I genitori sono convinti che il loro impegno prioritario, se desiderano seriamente il bene e la felicità dei figli, è investire il meglio di sé e delle loro risorse nel rapporto fra loro due? I figli, infatti, sia fanciulli che giovani, non hanno bisogno semplicemente di genitori che li amino, ma prima ancora di genitori che si amino. E’ questo il primo amore che si offre ai figli. Essi nella vita non ricorderanno tanto se la casa era bella, se ogni loro capriccio veniva accontentato..., ma se con i loro genitori sono stati felici. Felici perché, non solo amati individualmente, ma perché hanno respirato un’atmosfera d’amore, che - pur faticosamente e magari anche con qualche insuccesso - persisteva e riprendeva a crescere.

Invece che guardare con insistenza ai problemi e ai mali che affliggono la famiglia, proviamo a pensare al sogno che Dio fa su di essa, sulla nostra famiglia, e cerchiamo di cogliere gli aspetti positivi e le potenzialità da sviluppare.

Rinnoveremo la preghiera e l’impegno perché la famiglia diventi sempre più Chiesa (cioè comunità di persone che, inserite nella comunità cristiana, credono, pregano, amano) e la Chiesa diventi sempre più “famiglia” (cioè comunità dove i rapporti sono sempre più fraterni e ognuno si sente a casa, in famiglia appunto).

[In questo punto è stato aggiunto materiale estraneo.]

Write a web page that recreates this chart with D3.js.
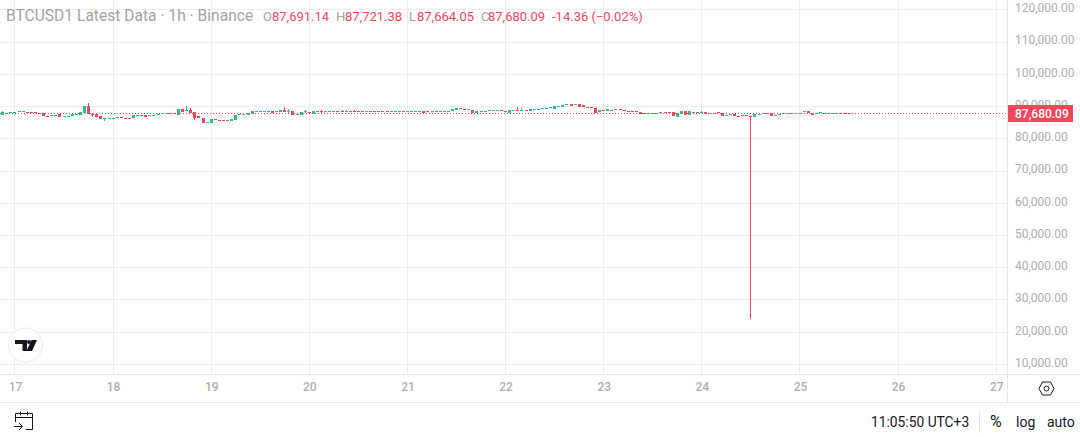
<!DOCTYPE html>
<html>
<head>
<meta charset="utf-8">
<script src="https://cdn.jsdelivr.net/npm/d3@7/dist/d3.min.js"></script>
<style>
  html, body { margin: 0; padding: 0; background: #fff; overflow: hidden; }
  svg { display: block; }
  text { font-family: Roboto, sans-serif; }
</style>
</head>
<body>
<div id="chart"></div>
<script>
const width = 1080, height = 437;

// hourly candles. candle 0 is 3 hours before the 17th
const firstHour = -3;
const opens = [
  87200,87900,87800,87900,88000,88000,88200,88000,88000,87800,
  87800,86900,86900,86900,87400,86600,86700,86800,87200,87100,
  87700,89900,87600,87400,86800,86100,86100,86000,86300,86600,
  86400,86400,86200,86800,86800,87100,86800,86800,87200,87500,
  87600,87800,87800,87400,89200,88600,88800,88200,86800,86200,
  84700,84700,85900,85800,85800,85600,85400,85600,87200,87300,
  87200,87500,88100,88200,88400,88400,88600,88100,88200,88700,
  88100,88400,87200,87200,88000,88200,87700,88500,88400,88000,
  88300,88300,88500,88600,88400,88500,88500,88500,88500,88300,
  88500,88500,88500,88500,88500,88300,88300,88300,88500,88300,
  88300,88300,88300,88500,88400,88000,88400,88300,88300,88300,
  88300,88600,89300,89000,88700,88800,87800,88000,88300,88700,
  88300,88600,88800,88600,87900,88600,88900,88600,88900,88600,
  89000,89000,89000,89300,89300,89200,89900,89900,90300,90600,
  90100,90600,90400,89800,89600,89500,88000,88700,88300,88900,
  88700,89100,88800,88600,88600,88300,88000,87900,87900,87900,
  87900,87900,88200,88100,88000,86700,87400,88400,87100,88200,
  87800,87800,88000,87400,87900,88000,87900,87100,87200,87400,
  86900,87100,87100,86900,86400,87200,87400,87600,87700,86800,
  87200,87400,87400,87400,87400,87700,87900,88300,87900,87700,
  87800,87900,87900,87700,87700,87900,87900,87900
];
const closes = [
  88000,87800,88100,88100,88300,88300,87900,87800,87800,87500,
  86800,86700,87200,87300,86500,86800,86900,87400,87500,88100,
  89900,87400,87300,86500,85800,86300,86300,86300,86600,86300,
  86200,86200,87100,87100,87100,86500,87100,87100,87400,87800,
  87800,87500,87500,89200,88200,88900,88000,86400,86200,84700,
  85100,85900,85600,85600,85600,85800,85900,87200,87600,87600,
  87800,88400,88400,88400,88600,88600,87900,88400,88700,88200,
  88400,87200,87500,88200,88300,88000,88600,88300,88100,88400,
  88500,88500,88300,88300,88600,88300,88300,88300,88300,88500,
  88300,88200,88300,88300,88300,88500,88500,88500,88300,88500,
  88500,88500,88500,87900,88000,88400,88000,88500,88500,88500,
  89000,89300,89000,88700,89000,87800,88300,88400,88500,88300,
  88700,88800,88600,88400,88800,88900,88600,88900,88600,89200,
  89200,89200,89300,89500,89600,90100,90100,90400,90700,89900,
  90500,89700,89900,89500,89300,88000,88700,88300,89000,88700,
  89000,88800,88500,88300,88400,87900,87400,87700,87700,87700,
  87700,88200,87800,87800,86700,87800,88400,87100,88300,87900,
  88100,88100,87400,87800,87700,87800,87100,87300,87400,86800,
  86800,86800,86800,86700,87400,87400,87700,87900,86800,87100,
  87600,87800,87700,87700,87800,87900,88300,87700,87400,87900,
  88100,87700,87700,87900,87900,87700,87700,87700
];
// only the candles with a wick you can see
const wickCandles = [0, 21, 22, 25, 45, 46, 47, 51, 69, 70, 74, 78, 83, 84, 86, 126, 127, 171, 183];
const wickHighs = [88300, 90800, 87900, null, 89900, 89400, null, 85300, 89700, 89200, 88900, 88700, 88900, 88900, 88900, 89800, 89500, 88500, null];
const wickLows = [null, null, 86600, 85500, null, 88100, 85800, null, null, null, null, 87800, null, null, null, null, null, null, 24100];

const priceTicks = [120000, 110000, 100000, 90000, 80000, 70000, 60000, 50000, 40000, 30000, 20000, 10000];
const dayLabels = ['17', '18', '19', '20', '21', '22', '23', '24', '25', '26', '27'];
const lastPrice = 87680.09;

const headerTitle = 'BTCUSD1 Latest Data · 1h · Binance';
const ohlcNames = ['O', 'H', 'L', 'C'];
const ohlcValues = ['87,691.14', '87,721.38', '87,664.05', '87,680.09'];
const changeText = '-14.36 (−0.02%)';

const red = '#f6465d', green = '#2ebd85', gridColor = '#eeeeee', borderColor = '#e6e6e6', labelGray = '#aeaeae';
const paneRight = 1008, paneBottom = 375, footerTop = 402;

const svg = d3.select('#chart').append('svg').attr('width', width).attr('height', height);

const x = d3.scaleLinear().domain([0, 240]).range([14.99, 996.2]);
const y = d3.scaleLinear().domain([10000, 120000]).range([364.5, 9.75]);
const snap = v => Math.floor(v) + 0.5;

const grid = svg.append('g').attr('stroke', gridColor);
grid.selectAll('line.h').data(priceTicks).join('line').attr('class', 'h')
  .attr('x1', 0).attr('x2', paneRight)
  .attr('y1', d => snap(y(d))).attr('y2', d => snap(y(d)));
grid.selectAll('line.v').data(dayLabels).join('line').attr('class', 'v')
  .attr('x1', (d, i) => snap(x(i * 24))).attr('x2', (d, i) => snap(x(i * 24)))
  .attr('y1', 0).attr('y2', paneBottom);

// frame of the axes
const frame = svg.append('g').attr('stroke', borderColor);
frame.append('line').attr('x1', 0).attr('x2', width).attr('y1', paneBottom - 0.5).attr('y2', paneBottom - 0.5);
frame.append('line').attr('x1', 0).attr('x2', width).attr('y1', footerTop + 0.5).attr('y2', footerTop + 0.5);
frame.append('line').attr('x1', paneRight - 0.5).attr('x2', paneRight - 0.5).attr('y1', 0).attr('y2', footerTop);
frame.append('line').attr('x1', 979.5).attr('x2', 979.5).attr('y1', 411).attr('y2', 433);

const candles = opens.map((open, i) => {
  const close = closes[i];
  const w = wickCandles.indexOf(i);
  return {
    i, open, close,
    high: w >= 0 && wickHighs[w] !== null ? wickHighs[w] : Math.max(open, close),
    low: w >= 0 && wickLows[w] !== null ? wickLows[w] : Math.min(open, close),
    color: close >= open ? green : red,
  };
});
const cx = d => Math.floor(x(d.i + firstHour));

const candleG = svg.append('g').attr('shape-rendering', 'crispEdges');
candleG.selectAll('rect.wick').data(candles).join('rect').attr('class', 'wick')
  .attr('x', cx).attr('width', 1)
  .attr('y', d => Math.floor(y(d.high)))
  .attr('height', d => Math.max(1, Math.round(y(d.low) - y(d.high))))
  .style('fill', d => d.color);
candleG.selectAll('rect.body').data(candles).join('rect').attr('class', 'body')
  .attr('x', d => cx(d) - 1).attr('width', 3)
  .attr('y', d => Math.floor(y(Math.max(d.open, d.close))))
  .attr('height', d => Math.max(1, Math.round(Math.abs(y(d.open) - y(d.close)))))
  .style('fill', d => d.color);

// last price line, on top of the candles
svg.append('line')
  .attr('x1', 0).attr('x2', paneRight)
  .attr('y1', snap(y(lastPrice) - 0.5)).attr('y2', snap(y(lastPrice) - 0.5))
  .attr('stroke', red).attr('stroke-dasharray', '1 2');

// price axis
const priceAxis = d3.axisRight(y).tickValues(priceTicks).tickSize(0).tickPadding(0)
  .tickFormat(d => d3.format(',.2f')(d));
const priceG = svg.append('g').attr('transform', `translate(1015,-2)`).call(priceAxis);
priceG.select('.domain').remove();
priceG.selectAll('text').attr('font-size', 12).attr('fill', labelGray)
  .style('font-family', 'Roboto, sans-serif');

// time axis
const timeAxis = d3.axisBottom(x).tickValues(dayLabels.map((d, i) => i * 24)).tickSize(0).tickPadding(0)
  .tickFormat((d, i) => dayLabels[i]);
const timeG = svg.append('g').attr('transform', 'translate(0,382.5)').call(timeAxis);
timeG.select('.domain').remove();
timeG.selectAll('text').attr('font-size', 12).attr('font-weight', 500).attr('fill', labelGray)
  .style('font-family', 'Roboto, sans-serif');

// last price tag
svg.append('rect').attr('x', 1008).attr('y', 105).attr('width', 65).attr('height', 17).attr('fill', red);
svg.append('text').attr('x', 1015).attr('y', 117.5).attr('font-size', 12).attr('font-weight', 500)
  .attr('fill', '#fff').text(d3.format(',.2f')(lastPrice));

// header
svg.append('text').attr('x', 6).attr('y', 21).attr('font-size', 15.6).attr('fill', '#a3a3a3').text(headerTitle);
const ohlcX = [263, 336, 409, 481];
const ohlcValX = [272, 345, 417, 488];
ohlcNames.forEach((n, i) => {
  svg.append('text').attr('x', ohlcX[i]).attr('y', 20.5).attr('font-size', 13).attr('fill', '#a3a3a3').text(n);
  svg.append('text').attr('x', ohlcValX[i]).attr('y', 20.5).attr('font-size', 13).attr('fill', red).text(ohlcValues[i]);
});
svg.append('text').attr('x', 552).attr('y', 20.5).attr('font-size', 13).attr('fill', red).text(changeText);

// logo
svg.append('circle').attr('cx', 25.5).attr('cy', 345).attr('r', 17).attr('fill', '#fff').attr('stroke', '#ececec').attr('stroke-width', 1);
svg.append('path')
  .attr('d', 'M15 340h12v11h-4.5v-7H15z M37 340L32 351h-5.5L31.5 340z')
  .attr('fill', '#131722');
svg.append('circle').attr('cx', 29).attr('cy', 342).attr('r', 2).attr('fill', '#131722');

// calendar icon
svg.append('path')
  .attr('d', 'M15.5 422v-8.5h17v16h-7 M15.5 417.5h17 M20.5 411.5v4 M27.5 411.5v4 M14 426.5h8 M19 423l3.5 3.5l-3.5 3.5')
  .attr('fill', 'none').attr('stroke', '#131722').attr('stroke-width', 1);

// settings hexagon
svg.append('path')
  .attr('d', 'M1039 388.5l3.5-6.5h8l3.5 6.5l-3.5 6.5h-8z')
  .attr('fill', 'none').attr('stroke', '#131722').attr('stroke-width', 1);
svg.append('circle').attr('cx', 1046.5).attr('cy', 388.5).attr('r', 2.5)
  .attr('fill', 'none').attr('stroke', '#131722').attr('stroke-width', 1);

// footer
const footerTexts = ['11:05:50 UTC+3', '%', 'log', 'auto'];
const footerX = [871, 990, 1016, 1047];
const footerSize = [13.8, 16, 14, 14];
footerTexts.forEach((t, i) => {
  svg.append('text').attr('x', footerX[i]).attr('y', 427).attr('font-size', footerSize[i]).attr('fill', '#131722').text(t);
});
</script>
</body>
</html>
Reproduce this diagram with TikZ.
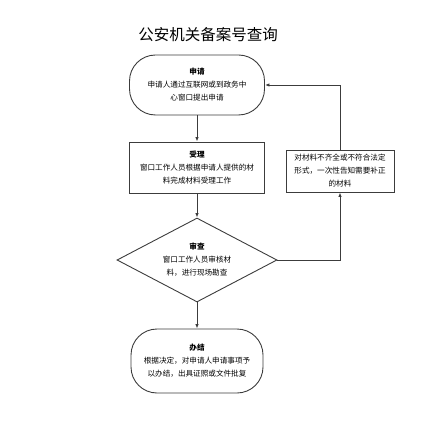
\documentclass[tikz,border=0pt]{standalone}
\usepackage{fontspec}
\setmainfont{Noto Sans CJK SC}
\usetikzlibrary{shapes.geometric,arrows.meta}
\definecolor{linegray}{RGB}{60,60,60}

\begin{document}
\begin{tikzpicture}[x=1pt,y=-1pt,
        txt/.style={align=center,font=\fontsize{7.6}{13}\selectfont},
        endbox/.style={txt,draw=linegray,line width=0.9pt,rounded corners=26pt,inner sep=0pt},
        procbox/.style={txt,draw=linegray,line width=0.9pt,inner sep=0pt},
        link/.style={draw=linegray,line width=0.9pt,-{Latex[length=4.5pt,width=3.5pt]}}]
        \useasboundingbox (0,0) rectangle (427,427);
        % title
        \node (title) at (208,35) {\fontsize{15.5}{17}\selectfont 公安机关备案号查询};
        % main flow
        \node[endbox,minimum width=135pt,minimum height=60pt] (apply) at (197,85)
            {\textbf{申请}\\申请人通过互联网或到政务中\\心窗口提出申请};
        \node[procbox,minimum width=135pt,minimum height=51pt] (accept) at (197,167.5)
            {\textbf{受理}\\窗口工作人员根据申请人提供的材\\料完成材料受理工作};
        \node[txt,draw=linegray,line width=0.9pt,diamond,aspect=1.9,inner sep=0pt,
            minimum width=160pt,minimum height=84pt] (check) at (197,260)
            {\textbf{审查}\\窗口工作人员审核材\\料，进行现场勘查};
        \node[endbox,minimum width=132pt,minimum height=64pt] (finish) at (197,361)
            {\textbf{办结}\\根据决定，对申请人申请事项予\\以办结，出具证照或文件批复};
        % side branch
        \node[procbox,minimum width=108pt,minimum height=42pt] (supply) at (340,171)
            {对材料不齐全或不符合法定\\形式，一次性告知需要补正\\的材料};
        \draw[link] (apply) -- (accept);
        \draw[link] (accept) -- (check);
        \draw[link] (check) -- (finish);
        \draw[link] (check.east) -| (supply.south);
        \draw[link] (supply.north) |- (apply.east);
\end{tikzpicture}
\end{document}
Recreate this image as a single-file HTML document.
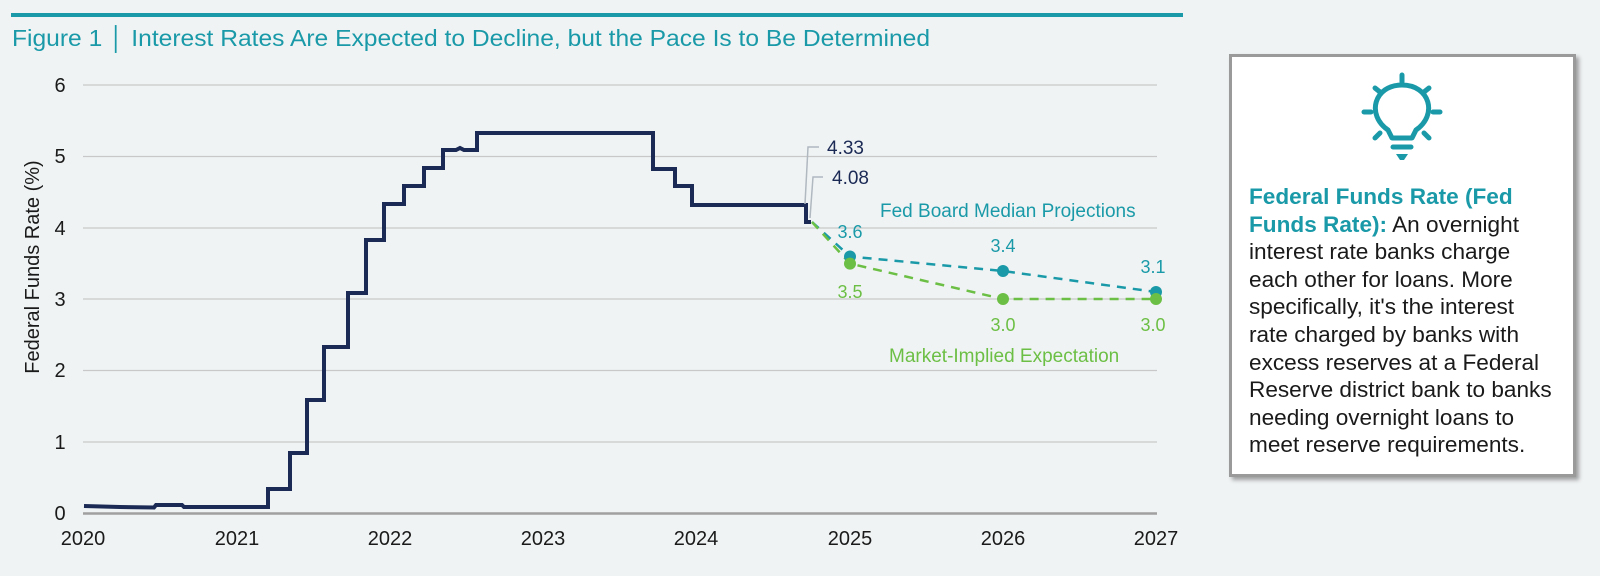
<!DOCTYPE html>
<html><head><meta charset="utf-8"><style>
html,body{margin:0;padding:0;background:#f0f3f4;}
body{width:1600px;height:576px;overflow:hidden;position:relative;font-family:"Liberation Sans",Arial,sans-serif;}
.box{position:absolute;left:1229px;top:54px;width:341px;height:417px;background:#fff;border:3px solid #9a9a9a;box-shadow:3px 3px 4px rgba(0,0,0,0.35);box-sizing:content-box;}
.txt{position:absolute;left:17px;top:126px;white-space:nowrap;font-size:22.6px;line-height:27.6px;color:#1a1a1a;}
.txt b{color:#1a9aa8;}
</style></head><body>
<svg width="1600" height="576" style="position:absolute;left:0;top:0" font-family="Liberation Sans, Arial, sans-serif">
<rect x="11" y="13" width="1172" height="4" fill="#1a9aa8"/>
<text x="12" y="46" font-size="23" fill="#1a9aa8" textLength="918" lengthAdjust="spacingAndGlyphs">Figure 1 │ Interest Rates Are Expected to Decline, but the Pace Is to Be Determined</text>
<g stroke="#c8c8c8" stroke-width="1.3">
<line x1="83" x2="1157" y1="85" y2="85"/><line x1="83" x2="1157" y1="156.5" y2="156.5"/>
<line x1="83" x2="1157" y1="228" y2="228"/><line x1="83" x2="1157" y1="299" y2="299"/>
<line x1="83" x2="1157" y1="370.5" y2="370.5"/><line x1="83" x2="1157" y1="442" y2="442"/>
</g>
<line x1="83" x2="1157" y1="513.5" y2="513.5" stroke="#a0a0a0" stroke-width="2.5"/>
<g font-size="20" fill="#1a1a1a" text-anchor="middle">
<text x="60" y="92">6</text><text x="60" y="163">5</text><text x="60" y="235">4</text><text x="60" y="306">3</text><text x="60" y="377">2</text><text x="60" y="449">1</text><text x="60" y="520">0</text>
<text x="83" y="545">2020</text><text x="237" y="545">2021</text><text x="390" y="545">2022</text><text x="543" y="545">2023</text><text x="696" y="545">2024</text><text x="850" y="545">2025</text><text x="1003" y="545">2026</text><text x="1156" y="545">2027</text>
<text transform="translate(39,267) rotate(-90)">Federal Funds Rate (%)</text>
</g>
<polyline fill="none" stroke="#1b2a55" stroke-width="4" stroke-linejoin="miter" points="84,506 120,507 154,507.5 156,505 182,505 184,507 268,507 268,489 290,489 290,453 307,453 307,400 324,400 324,347 348,347 348,293 366,293 366,240 384,240 384,204 404,204 404,186 424,186 424,168 443,168 443,150 456,150 460,148 464,150 477,150 477,133 653,133 653,169 675,169 675,186 692,186 692,205 806,205 806,222 811,222"/>
<polyline fill="none" stroke="#b0b8c0" stroke-width="1.5" points="805,204 808,147 819,147"/>
<polyline fill="none" stroke="#b0b8c0" stroke-width="1.5" points="810,218 813,177 823,177"/>
<text x="827" y="154" font-size="19" fill="#1b2a55">4.33</text>
<text x="832" y="184" font-size="19" fill="#1b2a55">4.08</text>
<polyline fill="none" stroke="#1a9aa8" stroke-width="2.5" stroke-dasharray="9,7" points="812,222 850,256.5 1003,271 1156,292"/>
<polyline fill="none" stroke="#6cbf45" stroke-width="2.5" stroke-dasharray="9,7" points="812,222 850,263.6 1003,299 1156,299"/>
<g fill="#1a9aa8"><circle cx="850" cy="256.5" r="6"/><circle cx="1003" cy="271" r="6"/><circle cx="1156" cy="292" r="6"/></g>
<g fill="#6cbf45"><circle cx="850" cy="263.6" r="6"/><circle cx="1003" cy="299" r="6"/><circle cx="1156" cy="299" r="6"/></g>
<g font-size="18" text-anchor="middle">
<text x="850" y="238" fill="#1a9aa8">3.6</text><text x="1003" y="252" fill="#1a9aa8">3.4</text><text x="1153" y="273" fill="#1a9aa8">3.1</text>
<text x="850" y="298" fill="#6cbf45">3.5</text><text x="1003" y="331" fill="#6cbf45">3.0</text><text x="1153" y="331" fill="#6cbf45">3.0</text>
</g>
<text x="880" y="217" font-size="19" fill="#1a9aa8">Fed Board Median Projections</text>
<text x="889" y="362" font-size="19" fill="#6cbf45">Market-Implied Expectation</text>
</svg>
<div class="box">
<svg width="341" height="120" style="position:absolute;left:0;top:0">
<g transform="translate(-1232,-57)" stroke="#1a9aa8" stroke-width="5" stroke-linecap="round" fill="none">
<path d="M1392,138 L1388,130 C1366,115 1374,85 1402,85 C1430,85 1438,115 1416,130 L1412,138 Z" stroke-linejoin="round"/>
<line x1="1402" y1="75" x2="1402" y2="82"/>
<line x1="1364" y1="112" x2="1371" y2="112"/><line x1="1433" y1="112" x2="1440" y2="112"/>
<line x1="1375" y1="88" x2="1380" y2="92"/><line x1="1429" y1="88" x2="1424" y2="92"/>
<line x1="1375" y1="138" x2="1380" y2="133"/><line x1="1429" y1="138" x2="1424" y2="133"/>
<line x1="1393" y1="147" x2="1411" y2="147"/>
</g>
<path d="M1396,154 L1408,154 L1404,160 L1400,160 Z" transform="translate(-1232,-57)" fill="#1a9aa8"/>
</svg>
<div class="txt"><b>Federal Funds Rate (Fed<br>Funds Rate):</b> An overnight<br>interest rate banks charge<br>each other for loans. More<br>specifically, it's the interest<br>rate charged by banks with<br>excess reserves at a Federal<br>Reserve district bank to banks<br>needing overnight loans to<br>meet reserve requirements.</div>
</div>
</body></html>
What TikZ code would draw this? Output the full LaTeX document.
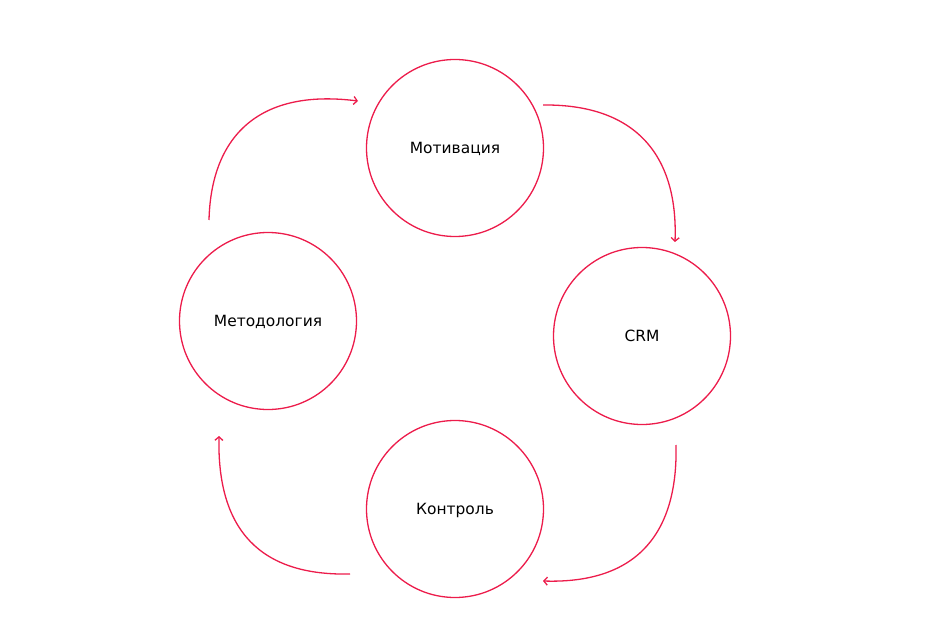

Ma perché anche non guardare a ogni tipo di convivenza (scuola, condominio, ambiente di lavoro etc.) come a una famiglia e impegnarci perché diventi veramente tale?Cosa manca e quali passi concreti sono necessari perché la mia famiglia diventi sempre più Chiesa e perché la mia parrocchia diventi più famiglia?